Would you believe that Nairobi was once a boggy watering hole for the Maasai? In the 19th century, it became a town of substantial buildings and then five years later succeeded Mombasa as the capital.
Nairobi is a city of contrasts - smart office workers, huge mansions, expensive shopping centres as well as overcrowded slums.
There is plenty to see and do around Nairobi. It is suggested you hire a driver to take you to these places. A word of warning: make sure that the vehicle is roadworthy.
The first stop of the day is the David Sheldrick Wildlife Trust, which was established after the death of David Sheldrick in 1977. David and Daphne, his wife, pioneered techniques of raising orphaned black rhino and elephants and then reintroducing them to the wild. Admission is free but it is reasonable to make a donation at least KSh200. This was one of the highlights of my trip. We not only saw a baby rhino but three or four very hungry baby elephants. It was very funny sight to see these elephants going at full speed behind their keepers who were about to feed them lunch. After lunch one of the baby elephants came over to where we were standing and proceeded to run his/her trunk up my leg. We were allowed to touch the trunk and blow in it so that the elephant could get my scent. I don't think this will be something I will ever forget. It has to be noted often when they have raised an orphaned rhino or elephant and released it back into the wild that often when they are injured they will find their way back to the Wildlife Trust to be looked after and then return to the wild when well.
Next stop was the Langata Giraffe Centre, which is 18km from the centre of Nairobi. You can observe and hand-feed the Rothschild giraffes from a raised circular wooden structure. They also have a display about giraffes. I never knew a giraffe's tongue was so long or sloppy. Giraffes are certainly one of my favourite animals, and the Giraffe Centre is well worth a visit because you get so close.
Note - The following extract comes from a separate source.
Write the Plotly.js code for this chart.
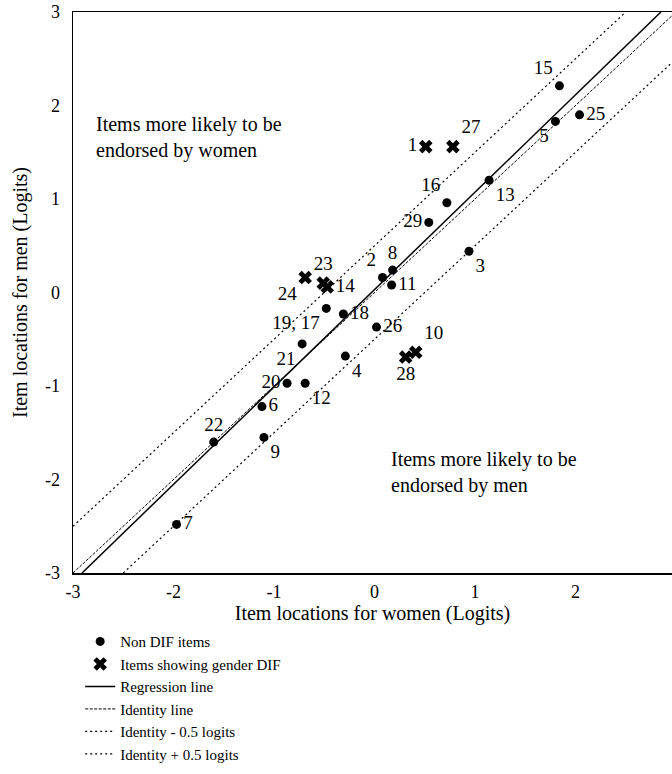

Off to our next stop the Karen Blixen Museum. Situated in beautiful gardens, this is the farmhouse where Karen Blixen, the author of 'Out of Africa,' lived between 1914 and 1931. You can see the props from the movie that featured Meryl Steep and Robert Redford.
And last but not least, Nairobi National Park and the Nairobi Animal Orphanage. This is situated only a few kilometers from the city centre. Nairobi National Park was created in 1946 and is the oldest park. Nairobi National Park is not fenced and wildlife is still able to migrate along a narrow wildlife corridor to the Rift Valley. As we were on the way out the Nairobi Animal Orphanage, one of the staff asked if we would like to pat the cheetahs. Of course, I couldn't see my partner for dust, as he was already at the cheetah enclosure. Both cheetahs were having their lunch, but off we went in and sat there patting the cheetahs. Truly a memory I will never forget.
We did visit one more place this day, but you will have to read the restaurant review to find out where we visited.
Nairobi is certainly an experience, I have never seen so many people, and your eyes are opened, especially when you the visit slum areas and you feel like you want to do something but you know whatever you do will not make a difference.